— BEGIN Data shown —

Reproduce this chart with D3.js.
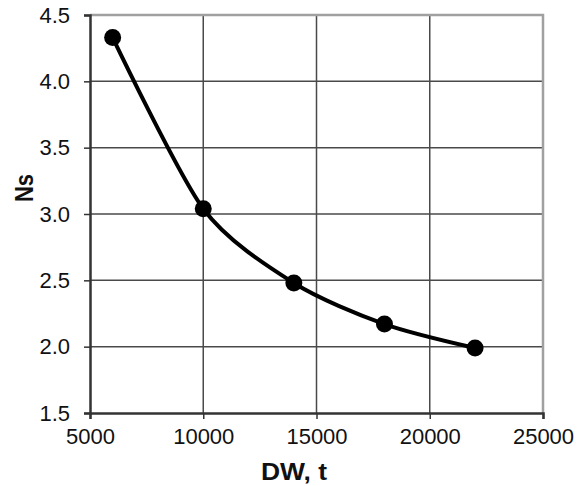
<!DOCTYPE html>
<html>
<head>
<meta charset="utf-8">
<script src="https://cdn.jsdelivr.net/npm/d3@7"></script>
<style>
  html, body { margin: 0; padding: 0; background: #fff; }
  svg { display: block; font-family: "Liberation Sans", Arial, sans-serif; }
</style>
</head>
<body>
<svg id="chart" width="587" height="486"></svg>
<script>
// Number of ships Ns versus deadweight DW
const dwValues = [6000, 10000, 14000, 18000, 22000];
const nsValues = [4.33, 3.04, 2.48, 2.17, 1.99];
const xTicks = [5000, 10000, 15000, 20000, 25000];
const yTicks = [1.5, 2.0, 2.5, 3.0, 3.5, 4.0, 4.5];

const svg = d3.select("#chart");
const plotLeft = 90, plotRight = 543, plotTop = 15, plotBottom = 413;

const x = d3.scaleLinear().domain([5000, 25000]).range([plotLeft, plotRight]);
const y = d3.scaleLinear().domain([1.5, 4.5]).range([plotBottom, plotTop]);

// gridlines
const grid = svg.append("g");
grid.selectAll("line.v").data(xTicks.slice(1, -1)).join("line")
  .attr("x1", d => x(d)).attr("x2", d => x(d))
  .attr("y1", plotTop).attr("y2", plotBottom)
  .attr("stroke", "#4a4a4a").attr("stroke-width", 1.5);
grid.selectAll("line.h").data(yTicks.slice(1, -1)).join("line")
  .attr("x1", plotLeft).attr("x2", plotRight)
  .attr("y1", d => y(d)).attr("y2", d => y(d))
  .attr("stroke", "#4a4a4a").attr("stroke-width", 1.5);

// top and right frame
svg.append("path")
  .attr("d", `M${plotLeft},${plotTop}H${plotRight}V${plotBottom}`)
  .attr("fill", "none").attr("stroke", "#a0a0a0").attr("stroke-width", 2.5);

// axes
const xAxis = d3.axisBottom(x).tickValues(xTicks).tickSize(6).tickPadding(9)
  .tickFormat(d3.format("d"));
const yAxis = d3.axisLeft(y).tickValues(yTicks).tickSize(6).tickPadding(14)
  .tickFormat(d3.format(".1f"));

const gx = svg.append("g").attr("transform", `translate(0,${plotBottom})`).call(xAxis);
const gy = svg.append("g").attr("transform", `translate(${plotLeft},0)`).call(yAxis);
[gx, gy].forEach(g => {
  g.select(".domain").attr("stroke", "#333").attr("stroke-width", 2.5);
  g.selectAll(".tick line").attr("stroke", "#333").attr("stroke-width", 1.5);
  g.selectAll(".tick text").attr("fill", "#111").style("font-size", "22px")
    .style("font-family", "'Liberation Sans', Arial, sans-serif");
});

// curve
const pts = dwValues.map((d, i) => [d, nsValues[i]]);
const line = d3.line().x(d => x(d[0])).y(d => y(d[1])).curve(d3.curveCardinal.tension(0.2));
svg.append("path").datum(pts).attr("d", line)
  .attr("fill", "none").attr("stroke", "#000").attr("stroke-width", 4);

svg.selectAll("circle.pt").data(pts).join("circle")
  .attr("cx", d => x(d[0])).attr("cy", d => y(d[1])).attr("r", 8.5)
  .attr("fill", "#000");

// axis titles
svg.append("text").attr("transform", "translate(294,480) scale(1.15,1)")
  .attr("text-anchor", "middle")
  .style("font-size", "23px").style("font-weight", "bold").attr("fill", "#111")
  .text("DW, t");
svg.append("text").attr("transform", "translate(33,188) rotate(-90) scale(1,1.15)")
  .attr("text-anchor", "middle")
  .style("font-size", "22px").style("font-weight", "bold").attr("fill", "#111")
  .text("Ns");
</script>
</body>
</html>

— END Data shown —

Aim
Count the lines of the material that include the word "chart", then report only the total.

Result of the task
3